Publisher's Letter, September 2018, Uncategorized

Publisher’s Letter, Christian Media Gains Momentum, Part 1

Beth enjoyed learning about Christian Media from one of the industries biggest stars, T. C. Stallings.
Beth was inspired by the amazing story of Michelle Duffie of D3 Entertainment, stay tuned for more next month.
Dr. Cameron Lewis has been such an amazing influence in helping us to learn more about the ‘behind the scenes’ in ‘A Question of Faith’ and other faith-based films.
Dove Award Winner Amber Thompson Nelon shared with Beth about her breakout role as an actress in her first movie, “A Question of Faith.’

Christian Media Gains Momentum: Part One

It’s easy to get discouraged as a Christian. Often secular news stories cause us to cringe with messages that God is out of style and that the Bible is out of date. Christianity on the surface appears to be dying a slow death.

Not so fast!

In our next couple of editions, we are going to share some encouraging news about measurable trends in Christian media! God is calling all kinds of people from various backgrounds to utilize multi-media platforms that point others to Christ and bring God glory. We are thankful to have some of those amazing Believers share with us so that we can share with you.

We are encouraged to see so many people stepping into positions that God is using mightily to reach the nations with movies, televisions shows and other forms of media. We love this especially because, in publishing our magazine each month, we have always felt that the best way to change the world is one story at a time.

I still recall being wowed by the movie “Facing the Giants” in 2006. It is a great movie that still moves me today with such imperfect people following a perfect God who proves Himself very much alive and active in the lives of his children. Since then, we have seen many faith-based movies become very successful in the box office and in DVD Sales. One thing always rings true: there is just nothing like a great story that is based in truth and reality, and communicates a sound message of Faith.

Another great story that can change the world just may be your testimony. When is the last time you shared how God had intervened in your life or answered a prayer? As a testimony-driven magazine, we’ve seen how the power of personal stories brings real hope to others each month.

Yet, even the boldest Christians tend to shy away from sharing their stories. “I’m waiting for the right time…I’m going to write it down…I need to practice…I don’t know what part to share and when…I’m afraid of what others will think.”

Good news! We are sponsoring a testimony workshop in October. If you’d like to learn to share your story effectively, we suggest attending. My husband Fred and I attended a class in Dallas, and we were very moved by the quality of the teaching. We were inspired to be more intentional about preparing and sharing our testimonies on a regular basis. Check out pages 20 and 21 for more information.

We are going to share more about Media in our next edition. Our goal is to remind others that if we are going to craft a message to share with others, we must do so with excellence and take proper time to make it great. Therefore, we will share the experience of accomplished experts so that Believers learn the most effective ways to share content that is encouraging and inspiring.

Changing the world, one story at a time. Join us! Share yours, too.

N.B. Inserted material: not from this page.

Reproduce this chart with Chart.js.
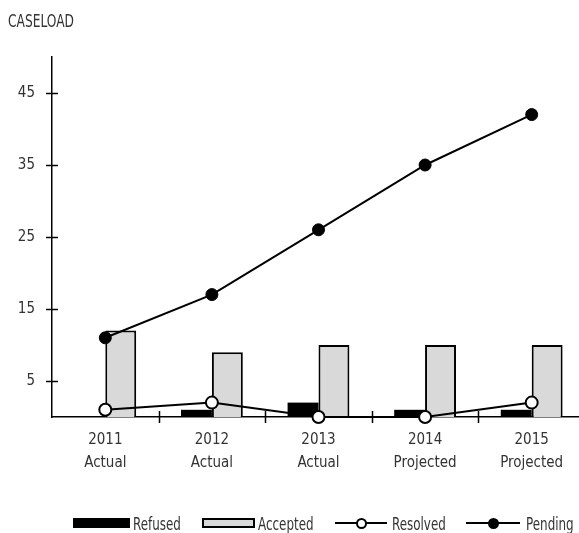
<!DOCTYPE html>
<html>
<head>
<meta charset="utf-8">
<script src="https://cdn.jsdelivr.net/npm/chart.js@4"></script>
<style>
  html, body { margin: 0; padding: 0; background: #fff; overflow: hidden; }
  body { width: 579px; height: 533px; position: relative; font-family: 'Liberation Sans Narrow', 'DejaVu Sans Condensed', 'Roboto Condensed', sans-serif; color: #333; }
  #wrap { position: absolute; left: 0; top: 0; width: 600px; height: 533px; }
  #title { position: absolute; left: 8px; top: 11px; font-size: 17px; transform: scaleX(0.8); transform-origin: left center; white-space: nowrap; }
  .lg { position: absolute; font-size: 17px; top: 514px; line-height: 20px; transform: scaleX(0.78); transform-origin: left center; white-space: nowrap; }
  .sw { position: absolute; box-sizing: border-box; }
  .ln { position: absolute; height: 2px; background: #000; top: 522px; }
  .dot { position: absolute; box-sizing: border-box; border-radius: 50%; border: 2px solid #000; }
</style>
</head>
<body>
<div id="wrap"><canvas id="c" width="600" height="533"></canvas></div>
<div id="title">CASELOAD</div>
<div class="sw" style="left:73px; top:518px; width:57px; height:10px; background:#000;"></div>
<div class="lg" style="left:133px;">Refused</div>
<div class="sw" style="left:202px; top:518px; width:53px; height:10px; background:#d9d9d9; border:2px solid #000;"></div>
<div class="lg" style="left:258px;">Accepted</div>
<div class="ln" style="left:335px; width:52px;"></div>
<div class="dot" style="left:356px; top:518px; width:11px; height:11px; background:#fff;"></div>
<div class="lg" style="left:392px;">Resolved</div>
<div class="ln" style="left:466px; width:54px;"></div>
<div class="dot" style="left:488px; top:518px; width:11px; height:11px; background:#000;"></div>
<div class="lg" style="left:526px;">Pending</div>
<script>
const years = ['2011', '2012', '2013', '2014', '2015'];
const phases = ['Actual', 'Actual', 'Actual', 'Projected', 'Projected'];
const refused = [0, 1, 2, 1, 1];
const accepted = [12, 9, 10, 10, 10];
const resolved = [1, 2, 0, 0, 2];
const pending = [11, 17, 26, 35, 42];
const yTicks = [5, 15, 25, 35, 45];

const labels = years.map((y, i) => [y, phases[i]]);
const FONT = "'Liberation Sans Narrow', 'DejaVu Sans Condensed', 'Roboto Condensed', sans-serif";
Chart.defaults.font.family = FONT;
Chart.defaults.color = '#333';

const crossTicks = {
  id: 'crossTicks',
  afterDraw(chart) {
    const ctx = chart.ctx;
    const x = chart.scales.x, y = chart.scales.y;
    const ca = chart.chartArea;
    ctx.save();
    ctx.strokeStyle = '#000';
    ctx.lineWidth = 1.5;
    ctx.beginPath();
    yTicks.forEach(v => {
      const py = Math.round(y.getPixelForValue(v)) + 0.5;
      ctx.moveTo(ca.left - 6, py);
      ctx.lineTo(ca.left + 6, py);
    });
    for (let i = 1; i < years.length; i++) {
      const px = Math.round((x.getPixelForValue(i - 1) + x.getPixelForValue(i)) / 2) + 0.5;
      ctx.moveTo(px, ca.bottom - 6);
      ctx.lineTo(px, ca.bottom + 6);
    }
    ctx.stroke();
    ctx.restore();
  }
};

new Chart(document.getElementById('c'), {
  type: 'bar',
  data: {
    labels: labels,
    datasets: [
      { type: 'line', label: 'Pending', data: pending, order: 0, borderColor: '#000', borderWidth: 2,
        pointRadius: 6, pointBackgroundColor: '#000', pointBorderColor: '#000', pointBorderWidth: 1, clip: false, tension: 0 },
      { type: 'line', label: 'Resolved', data: resolved, order: 0, borderColor: '#000', borderWidth: 2,
        pointRadius: 6, pointBackgroundColor: '#fff', pointBorderColor: '#000', pointBorderWidth: 2, clip: false, tension: 0 },
      { label: 'Refused', data: refused, order: 1, backgroundColor: '#000', borderColor: '#000', borderWidth: 0,
        categoryPercentage: 0.58, barPercentage: 1.0 },
      { label: 'Accepted', data: accepted, order: 2, backgroundColor: '#d9d9d9', borderColor: '#000', borderWidth: 2,
        categoryPercentage: 0.58, barPercentage: 1.0 }
    ]
  },
  options: {
    responsive: false,
    animation: false,
    layout: { padding: { left: 0, right: 15, top: 57, bottom: 0 } },
    plugins: { legend: { display: false }, tooltip: { enabled: false } },
    scales: {
      x: {
        offset: true,
        grid: { display: false, drawTicks: false },
        border: { display: true, color: '#000', width: 1.5 },
        ticks: { font: { size: 15, lineHeight: 1.55 }, padding: 11, color: '#333', maxRotation: 0 },
        afterFit(s) { s.height = 116; }
      },
      y: {
        min: 0, max: 50,
        grid: { display: false, drawTicks: false },
        border: { display: true, color: '#000', width: 1.5 },
        afterBuildTicks(s) { s.ticks = yTicks.map(v => ({ value: v })); },
        ticks: { font: { size: 15 }, padding: 17, color: '#333' },
        afterFit(s) { s.width = 52; }
      }
    }
  },
  plugins: [crossTicks]
});
</script>
</body>
</html>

Beth enjoys a prescreening of “War Room’ at Istrouma Baptist Church with Hilton Glass of Movies Ministries Outreach and Pastor Mark Lubbock of Gulf South Men.
Director Kevan Otto shared about the rise in Faith-based films.
Amber Thompson Nelon, Publisher Beth Townsend, and Videographer Rachel Boster enjoyed visiting with with so many media experts at the weekend event benefitting Mississippi Centers for Autism in July.